Leer a Rulfo o a Paz, uno por uno o encontrados, en sus aspectos acordes o en aquellos otros con los que amablemente se llegan, es un reencuentro simultáneo con el lado sombrío y el lado luminoso del idioma castellano, lo que fue la cara y la cruz de su legendaria energía creadora. Tal duplicidad ocurre no sólo en los escritores puestos frente a frente, sino en cada uno de ellos aislado. Un poeta superdotado para el manejo de ideas en forma de torrente, un milagro de amistad entre lógica e inventiva, y un narrador pudoroso hasta límites casi suicidas, capaz de hacer resonar gota a gota en las palabras los rincones más secretos de las sensaciones, componen uno de esos duos que ocurren de siglo en siglo, pero que no obstante resulta familiar a nuestra memoria.

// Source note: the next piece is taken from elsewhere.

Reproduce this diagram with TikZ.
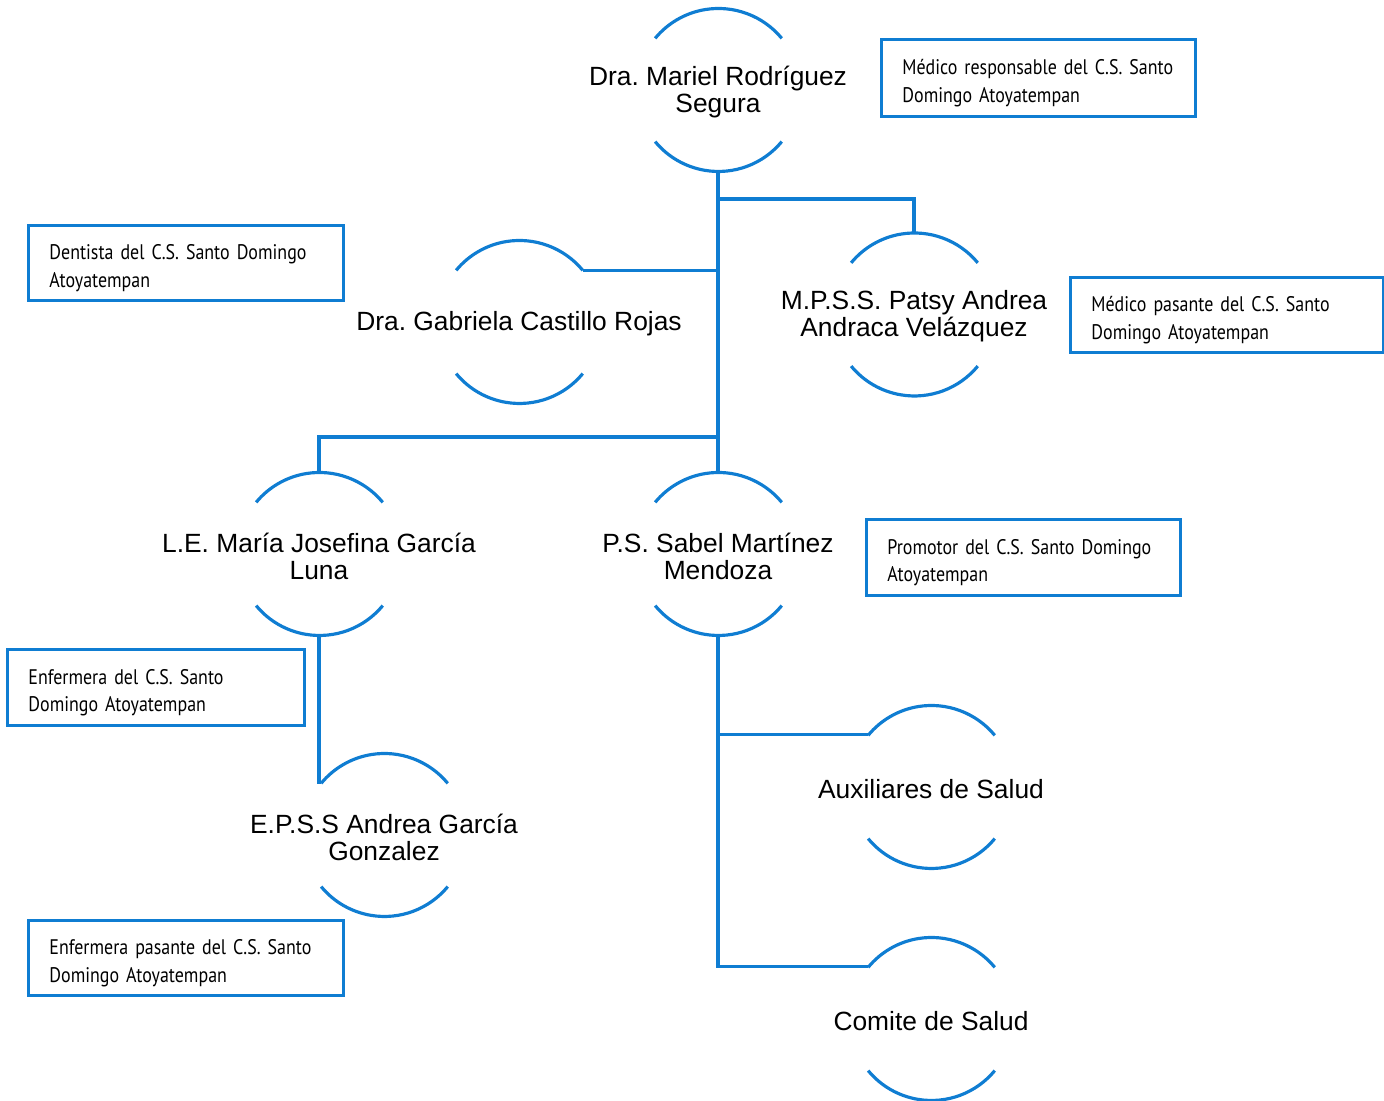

Les hemos oído, su pugna recíproca y solitaria es un remoto signo de la identidad de nuestro idioma, que sobrevive en sus voces. La voz de Paz se puede rastrear en los laberintos de la imaginación barroca; la de Rulfo en el seco el espojamiento de los pícaros o estoicos de nuestra estirpe. Pero uno y otro son, dentro de estas constantes de nuestro idioma, una especie de paradójica anticipación, porque proyectan esos ecos de nuestra memoria muy por delante de donde nosotros estamos, al menos en escritura. La renovación de lenguaje que suelen ofrecernos la inmensa mayoría de los escritores hispanoamericanos -incluídos los de más fama- es superficial: tonalidades irás adquiridas que engendradas, aparejos sintácticos más adverbiales que sustantivos.

En cambio, Rulfo y Paz, junto con un grupo muy pequeño y no el más publicitado de escritores hispanoamericanos, son quienes están recuperando para nuestra lengua su sustantividad perdida. La pequeña, casi confidencial obra narrativa del primero, y el enciclopédico cuerpo ensayístico y poético del segundo, son por sí solos un renacimiento.